The General Idea

This blog is about humor in art--especially humor in photography. I'm not sure where it's going. I am not a scholar of humor nor of art, though I have fleeting knowledge of those fields. I would be happy to receive reading recommendations.

But first things first: let's all agree that we know that humor is very subjective--that one woman's "funny" is another man's "bad taste". We know that. So--maybe you'll find none of my pictures funny. For instance, the background picture here makes me laugh. My housemate shrugged. "The woman could just as easily have been a buffalo," she said. So the picture falls short technically--it doesn't show the woman clearly enough. Also, I suppose it is mostly a "dog persons' joke". For me, the humor lies in the symmetrical balancing of the, apparently, laughing dog and the woman who stoops to pick up the dog's crap. It opens up questions like, "What do dogs think of our interest in their poop?"

Another--more pithy--issue is whether something can be both funny and "art". Is "funny" automatically "light" and therefore not "serious" art? There's light verse. My memory fails me now--are there any "great" poems that are funny?

But, in any case, as Maurice Sendak says, "Let the wild rumpus start!"













Monday, May 28, 2012


And, going back to poetry--consider Billy Collins (former Poet Laureate of the US). His poems are often funny. But I know people, sorry Billy, who consider his work "light" and essentially not really "poetry" (whatever that is). Does the humor somehow detract from his status as a "true" artist?

I hear my old mother muttering, "Define your terms."

Maybe humorous photography is only "Art" when it has a satirical, or "deeper" meaning? Of course, I have a knack for reading something into everything, so I could try to defend my funnies as going a bit deeper than slapstick. (Though, thinking about it, slapstick can be pretty profound.)

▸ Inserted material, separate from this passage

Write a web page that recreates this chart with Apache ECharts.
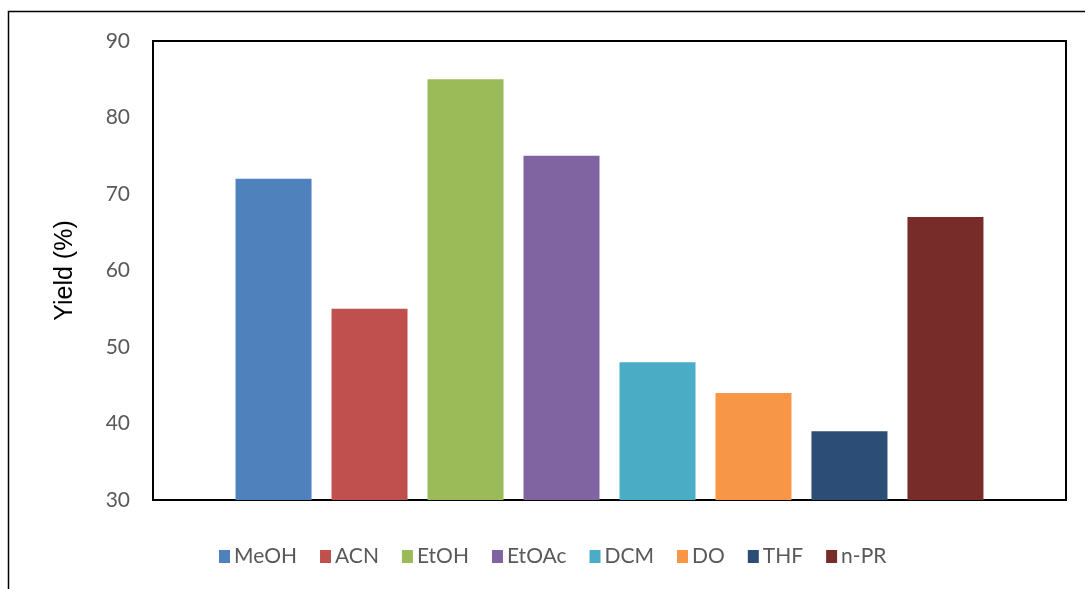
<!DOCTYPE html>
<html>
<head>
<meta charset="utf-8">
<script src="https://cdn.jsdelivr.net/npm/echarts@6/dist/echarts.min.js"></script>
<style>
  html, body { margin: 0; padding: 0; background: #fff; }
  #chart { width: 1085px; height: 589px; }
</style>
</head>
<body>
<div id="chart"></div>
<script>
// Solvent screening: yield per solvent
const solvents = ['MeOH', 'ACN', 'EtOH', 'EtOAc', 'DCM', 'DO', 'THF', 'n-PR'];
const yields = [72, 55, 85, 75, 48, 44, 39, 67];
const colors = ['#4f81bd', '#c0504d', '#9bbb59', '#8064a2', '#4bacc6', '#f79646', '#2c4d75', '#772c2a'];
const yTicks = { min: 30, max: 90, interval: 10 };

const font = 'Lato, "Open Sans", "Liberation Sans", sans-serif';

const series = solvents.map((name, i) => ({
  name: name,
  type: 'bar',
  data: [yields[i]],
  barWidth: 76,
  barGap: '26.3%',
  itemStyle: { color: colors[i] },
  z: 3
}));

const chart = echarts.init(document.getElementById('chart'));
chart.setOption({
  backgroundColor: '#fff',
  animation: false,
  color: colors,
  grid: {
    left: 153, right: 19, top: 41, bottom: 89,
    show: true, borderColor: '#000', borderWidth: 2,
    containLabel: false
  },
  legend: {
    data: solvents,
    left: 214,
    top: 541,
    itemWidth: 11,
    itemHeight: 13,
    itemGap: 23,
    icon: 'rect',
    textStyle: { fontFamily: font, fontSize: 21, color: '#595959', padding: [0, 0, 0, -1] }
  },
  xAxis: {
    type: 'category',
    data: ['Yield'],
    axisLine: { show: true, lineStyle: { color: '#000', width: 2 } },
    axisTick: { show: false },
    axisLabel: { show: false },
    splitLine: { show: false }
  },
  yAxis: {
    type: 'value',
    min: yTicks.min,
    max: yTicks.max,
    interval: yTicks.interval,
    name: 'Yield (%)',
    nameLocation: 'middle',
    nameGap: 75,
    nameTextStyle: { fontFamily: '"Liberation Sans", Arial, sans-serif', fontSize: 25, color: '#000' },
    axisLine: { show: true, lineStyle: { color: '#000', width: 2 } },
    axisTick: { show: false },
    axisLabel: { fontFamily: font, fontSize: 21, color: '#595959', margin: 23 },
    splitLine: { show: false }
  },
  graphic: [
    {
      type: 'polyline',
      silent: true,
      shape: { points: [[8.5, 589], [8.5, 11.5], [1085, 11.5]] },
      style: { stroke: '#000', lineWidth: 1.5, fill: null }
    }
  ],
  series: series
});
</script>
</body>
</html>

So--let's look at this one. Immediately amusing--at least to me and a few others--what else does the image deliver? The title says part of it: "Tied Up". The free-ranging connotations here attach to various parts of the image: there is the juxtaposition of those sharp little teeth close to those pitifully unprotected ankles. There is the excessiveness of the leash, wrapped more than once. And there are all sorts of implications about how we are entangled & impeded by the small and dear. The small and dear, here, is imprisoned too, but looking pretty triumphant anyway.

What I'm getting at is: would one hang something like this on a wall? And how? Might it sit in a little frame on the desk of the woman who is tied up? Might it make a cutesy poster? How outrageous would it be to develop it large, in the darkroom, as a platinum/palladium print?